Cell Phone Scandal: Murderers On The Line
Sydney Morning Herald
Saturday March 22, 2003
A high-level investigation is under way into how two of the state's worst criminals managed to smuggle mobile phones into the country's highest-security prison.
The Herald understands one of the prisoners is Michael Kanaan, who is serving three life sentences for murder.
While refusing to reveal the identities of the prisoners, the Corrective Services Commissioner, Ron Woodham, confirmed that ``a high-level investigation is under way" after mobile phones were discovered in the possession of two inmates on Friday, March 14.

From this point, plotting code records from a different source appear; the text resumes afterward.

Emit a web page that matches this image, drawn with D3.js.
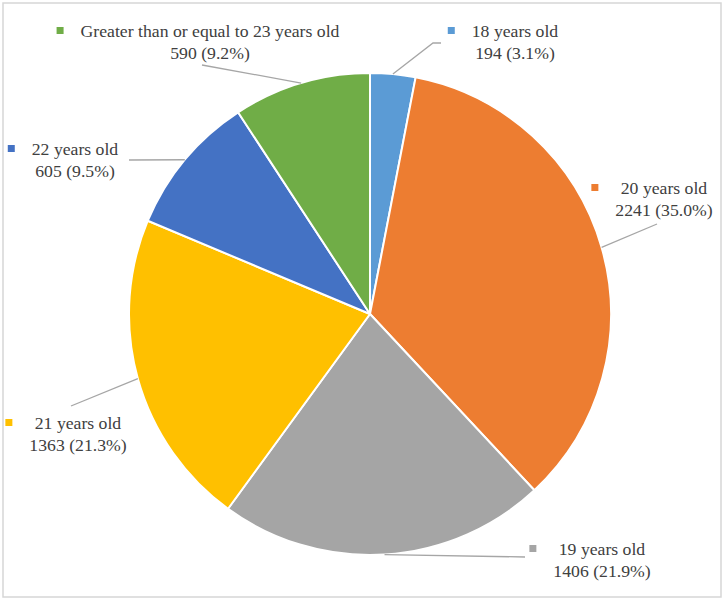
<!DOCTYPE html>
<html>
<head>
<meta charset="utf-8">
<script src="https://cdn.jsdelivr.net/npm/d3@7"></script>
<style>
  html, body { margin: 0; padding: 0; background: #fff; }
  svg { display: block; }
  text.lbl { font-family: "Liberation Serif", "Times New Roman", Tinos, "DejaVu Serif", serif; font-size: 17.7px; fill: #404040; }
</style>
</head>
<body>
<svg id="chart" width="724" height="601"></svg>
<script>
// ---- data ----
const categories = ["18 years old", "20 years old", "19 years old", "21 years old", "22 years old", "Greater than or equal to 23 years old"];
const values = [194, 2241, 1406, 1363, 605, 590];
const percentLabels = ["3.1%", "35.0%", "21.9%", "21.3%", "9.5%", "9.2%"];
const colors = ["#5B9BD5", "#ED7D31", "#A5A5A5", "#FFC000", "#4472C4", "#70AD47"];

// ---- layout (label placement, not data) ----
const labelLayout = [
  { cx: 515, y1: 31, bend: [[433, 43], [441, 43]] },
  { cx: 664, y1: 188, bend: [[657, 224]] },
  { cx: 602, y1: 549, bend: [[525, 557]] },
  { cx: 78,  y1: 423, bend: [[71, 406]] },
  { cx: 75,  y1: 149, bend: [[129, 160]] },
  { cx: 210, y1: 31,  bend: [[202, 65]] }
];

const svg = d3.select("#chart");
svg.append("rect").attr("x", 3).attr("y", 3).attr("width", 718).attr("height", 594)
  .attr("fill", "#fff").attr("stroke", "#d6d6d6").attr("stroke-width", 1.5);

const cx = 370, cy = 314, R = 241;
const g = svg.append("g").attr("transform", `translate(${cx},${cy})`);

const pie = d3.pie().value(d => d).sort(null);
const arcs = pie(values);
const arc = d3.arc().innerRadius(0).outerRadius(R);

g.selectAll("path.slice").data(arcs).enter().append("path")
  .attr("class", "slice")
  .attr("d", arc)
  .attr("fill", (d, i) => colors[i])
  .attr("stroke", "#fff")
  .attr("stroke-width", 2)
  .attr("stroke-linejoin", "round");

// leader lines
arcs.forEach((a, i) => {
  const mid = (a.startAngle + a.endAngle) / 2;
  const ex = cx + R * Math.sin(mid), ey = cy - R * Math.cos(mid);
  const pts = [[ex, ey]].concat(labelLayout[i].bend);
  svg.append("path")
    .attr("d", d3.line()(pts))
    .attr("fill", "none")
    .attr("stroke", "#a6a6a6")
    .attr("stroke-width", 1.3);
});

// labels
arcs.forEach((a, i) => {
  const L = labelLayout[i];
  const lg = svg.append("g");
  const t1 = lg.append("text").attr("class", "lbl")
    .attr("x", L.cx).attr("y", L.y1).attr("dy", "0.35em")
    .attr("text-anchor", "middle")
    .text(categories[i]);
  const t2 = lg.append("text").attr("class", "lbl")
    .attr("x", L.cx).attr("y", L.y1 + 22).attr("dy", "0.35em")
    .attr("text-anchor", "middle")
    .text(`${values[i]} (${percentLabels[i]})`);
  const w = Math.max(t1.node().getComputedTextLength(), t2.node().getComputedTextLength());
  const left = L.cx - w / 2;
  lg.append("rect")
    .attr("x", left - 24).attr("y", L.y1 - 4)
    .attr("width", 7).attr("height", 7)
    .attr("fill", colors[i]);
});
</script>
</body>
</html>
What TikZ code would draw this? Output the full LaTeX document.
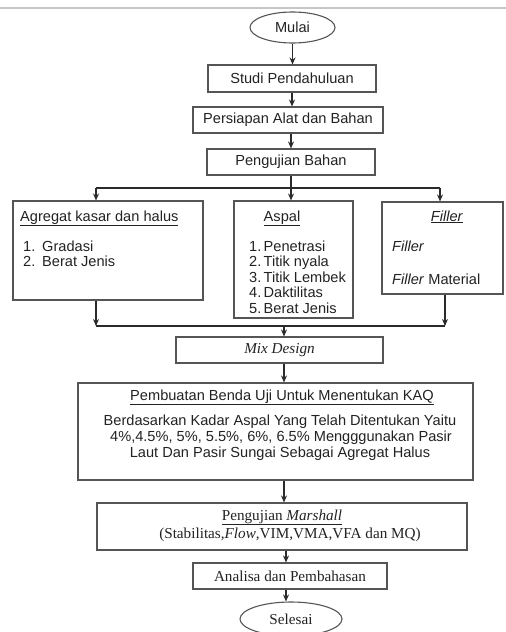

Mr Woodham has not ruled out the possibility that prison officers might have been involved and has referred the matter to the Independent Commission Against Corruption. ``Because the security regime at the High-Risk Management Unit is so rigorous, the potential for corrupt conduct cannot be ruled out at this stage."
Mr Woodham said that further searches and electronic detection surveillance had been carried out and he was certain ``no other phones are within the High-Risk Management Unit".
Kanaan and the other inmate are housed in the unit, known as Supermax, at Goulburn jail. It is supposed to be the most secure section within the most secure correctional facility.
There are only 15 prisoners in the 75-bed unit. Other inmates include the backpacker killer Ivan Milat, and Bilal Skaf, who received a 55-year-sentence for a series of gang rapes.
Yesterday, the Corrective Services Minister, Richard Amery, would say only that he was satisfied with the commissioner's action in referring the matter to ICAC. ``I support that action wholeheartedly."
But the Opposition corrective services spokesman, Michael Richardson, said: ``This shows there is a massive security problem in NSW prisons and they are not stopping contraband from getting into even the most secure jail in the state in the country."
Kanaan, 27, received two life terms for the 1998 shootings of Adam Wright and Michael Hurle outside the Five Dock Hotel. Last year he received another life sentence for the slaying of crime boss Danny Karam. The court heard Kanaan wanted a larger slice of Karam's drug empire.
Last month Kanaan received another three years after pleading guilty to being an accessory after the fact in the murder of the Sydney schoolboy Edward Lee.
Mr Richardson said his party had had on-going concerns about the Supermax, and particularly Kanaan.
``This is the man who, only six months ago, we discovered was recruiting a gang of cut-throat murderers by putting money into their corrective services accounts on the basis that when they got outside of Supermax, presumably they'd be able to act as his enforcers," he said.
Last September, Skaf's mother was banned from visiting her son for two years after security cameras revealed that she had hidden two letters from Skaf in her socks.
One of the letters reputedly contained a diagram of his isolation cell.